Getting back to our theme of respect, let me emphasize that it will not work properly as a unilateral affair; it must run both ways. Parents cannot require their children to treat them with dignity if they will not do the same in return. Parents should be gentle with their child’s ego, never belittling or embarrassing him or her in front of friends. Discipline should usually be administered away from the curious eyes of gloating onlookers. Children should not be laughed at if it makes them uncomfortable. Their strong feelings and requests, even if foolish, should be given an honest appraisal. They should feel that their parents “really
do
care about me.” Self-esteem is the most fragile attribute in human nature. It can be damaged by very minor incidents, and its reconstruction is often difficult to engineer.

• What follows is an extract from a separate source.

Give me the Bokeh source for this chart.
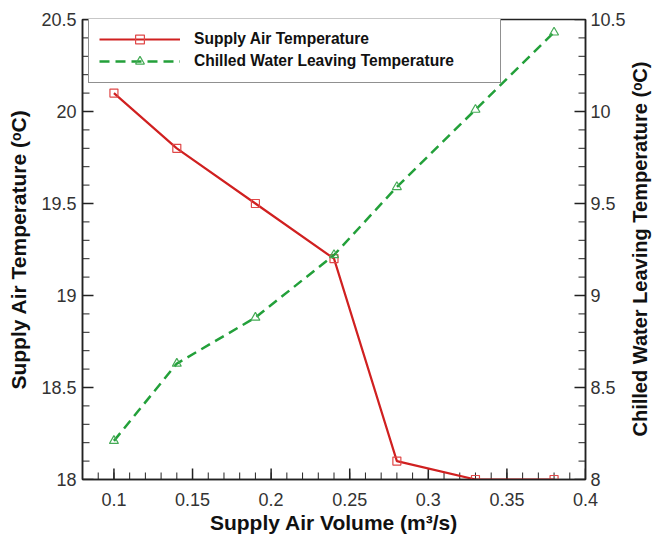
import numpy as np
from bokeh.plotting import figure
from bokeh.models import Range1d, LinearAxis, Legend, LegendItem, SingleIntervalTicker, Div
from bokeh.layouts import row
from bokeh.embed import file_html
from bokeh.resources import INLINE

air_volume = [0.10, 0.14, 0.19, 0.24, 0.28, 0.33, 0.38]
supply_air_temp = [20.1, 19.8, 19.5, 19.2, 18.1, 18.0, 18.0]
chilled_water_temp = [8.21, 8.63, 8.88, 9.22, 9.59, 10.01, 10.43]

X_RANGE = (0.08, 0.4)
Y_LEFT = (18.0, 20.5)
Y_RIGHT = (8.0, 10.5)

FONT = "Liberation Sans"
INK = "#222222"
RIGHT_TITLE = "Chilled Water Leaving Temperature (ᵒC)"

PLOT_W, PLOT_H = 628, 543
BORDER_TOP, BORDER_BOTTOM = 19, 64

p = figure(width=PLOT_W, height=PLOT_H, output_backend="svg", toolbar_location=None,
           x_range=Range1d(*X_RANGE), y_range=Range1d(*Y_LEFT),
           min_border_left=82, min_border_top=BORDER_TOP, min_border_right=41,
           min_border_bottom=BORDER_BOTTOM)
p.extra_y_ranges = {"cw": Range1d(*Y_RIGHT)}
p.xgrid.visible = False
p.ygrid.visible = False
p.outline_line_color = INK
p.outline_line_width = 1.5

right = LinearAxis(y_range_name="cw")
p.add_layout(right, "right")

p.xaxis.ticker = SingleIntervalTicker(interval=0.05, num_minor_ticks=5)
p.yaxis.ticker = SingleIntervalTicker(interval=0.5, num_minor_ticks=5)

p.xaxis.axis_label = "Supply Air Volume (m³/s)"
p.yaxis[0].axis_label = "Supply Air Temperature (ᵒC)"

for ax in p.xaxis + p.yaxis:
    ax.axis_line_color = INK
    ax.axis_line_width = 1.5
    ax.major_tick_in = 0
    ax.major_tick_out = 0
    ax.minor_tick_in = 0
    ax.minor_tick_out = 0
    ax.major_label_text_font = FONT
    ax.major_label_text_font_size = "18px"
    ax.major_label_text_color = "#333333"
    ax.axis_label_text_font = FONT
    ax.axis_label_text_font_size = "21px"
    ax.axis_label_text_font_style = "bold"
    ax.axis_label_text_color = "#111111"
    ax.major_label_standoff = 6

p.xaxis.major_label_standoff = 13
p.xaxis.axis_label_standoff = 2
p.yaxis[0].axis_label_standoff = 8
right.major_label_standoff = 5

# inward tick marks: short screen-length rays starting on the frame edges
x_minor = np.round(np.arange(0.08, 0.4001, 0.01), 3)
x_major = np.round(np.arange(0.10, 0.4001, 0.05), 3)
yl_minor = np.round(np.arange(18.0, 20.5001, 0.1), 2)
yl_major = np.round(np.arange(18.0, 20.5001, 0.5), 2)
yr_minor = np.round(np.arange(8.0, 10.5001, 0.1), 2)
yr_major = np.round(np.arange(8.0, 10.5001, 0.5), 2)

def ticks(xs, ys, length, width, angle, y_range_name="default"):
    p.ray(x=list(xs), y=list(ys), length=length, length_units="screen", angle=angle,
          line_color=INK, line_width=width, y_range_name=y_range_name)

ticks(x_minor, [Y_LEFT[0]] * len(x_minor), 7, 1, np.pi / 2)
ticks(x_major, [Y_LEFT[0]] * len(x_major), 11, 1.5, np.pi / 2)
ticks([X_RANGE[0]] * len(yl_minor), yl_minor, 7, 1, 0.0)
ticks([X_RANGE[0]] * len(yl_major), yl_major, 11, 1.5, 0.0)
ticks([X_RANGE[1]] * len(yr_minor), yr_minor, 7, 1, np.pi, "cw")
ticks([X_RANGE[1]] * len(yr_major), yr_major, 11, 1.5, np.pi, "cw")

red = "#d02020"
green = "#23a03a"
l1 = p.line(air_volume, supply_air_temp, line_color=red, line_width=2.2)
m1 = p.scatter(air_volume, supply_air_temp, marker="square", size=8,
               fill_color=None, line_color="#e04848", line_width=1.2)
l2 = p.line(air_volume, chilled_water_temp, y_range_name="cw", line_color=green,
            line_width=2.5, line_dash="10 6")
m2 = p.scatter(air_volume, chilled_water_temp, y_range_name="cw", marker="triangle", size=9,
               fill_color=None, line_color="#44aa55", line_width=1.2)

legend = Legend(items=[LegendItem(label="Supply Air Temperature", renderers=[l1, m1]),
                       LegendItem(label="Chilled Water Leaving Temperature", renderers=[l2, m2])],
                location=(6, 396), margin=0, padding=10, spacing=0,
                glyph_width=81, glyph_height=22, label_height=22, label_width=296,
                label_standoff=14, label_text_font=FONT, label_text_font_size="15.6px",
                label_text_font_style="bold", label_text_color="#111111",
                border_line_color=INK, border_line_width=1.2,
                background_fill_alpha=1.0)
p.add_layout(legend, "center")

# right-hand title, reading bottom-to-top, centred on the plot frame
DIV_W = 652 - PLOT_W
frame_mid = BORDER_TOP + (PLOT_H - BORDER_TOP - BORDER_BOTTOM) / 2
box = int(2 * frame_mid)
title_html = (
    f'<div style="width:{box}px;height:{DIV_W}px;line-height:{DIV_W}px;'
    f'transform-origin:0 0;transform:translate(0px,{box}px) rotate(-90deg);'
    f'text-align:center;white-space:nowrap;font-family:\'{FONT}\';font-weight:bold;'
    f'font-size:20px;color:#111111;">{RIGHT_TITLE}</div>'
)
right_title = Div(text=title_html, width=DIV_W, height=PLOT_H,
                  styles={"overflow": "visible", "margin": "0", "padding": "0"})

layout = row(p, right_title, spacing=0)

open("out.html", "w").write(file_html(layout, INLINE))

Thus, a father who is sarcastic and biting in his criticism of children cannot expect to receive genuine respect in return. His offspring might
fear
him enough to conceal their contempt. But revenge will often be sought in adolescence. Children know the wisdom of the old axiom, “Don’t mock the alligator until you are across the stream.” Thus, a vicious, toothy father may intimidate his household for a time, but if he does not demonstrate respect for its inhabitants, they may return his hostility when they reach the safety of early adulthood.
FULL-BLOWN TODDLERHOOD
Before leaving the topic of respect, let’s say a few words about that marvelous time of life known as toddlerhood. It begins with a bang (like the crash of a lamp or a porcelain vase) at about eighteen months of age and runs hot and heavy until about the third birthday. A toddler is the most hard- nosed opponent of law and order, and he honestly believes the universe circles around him. In his cute little way, he is curious and charming and funny and lovable and exciting . . . and selfish and demanding, and rebellious and destructive. Comedian Bill Cosby must have had some personal losses at the hands of toddlers, for he is quoted as saying, “Give me two hundred active two-year-olds and I could conquer the world.”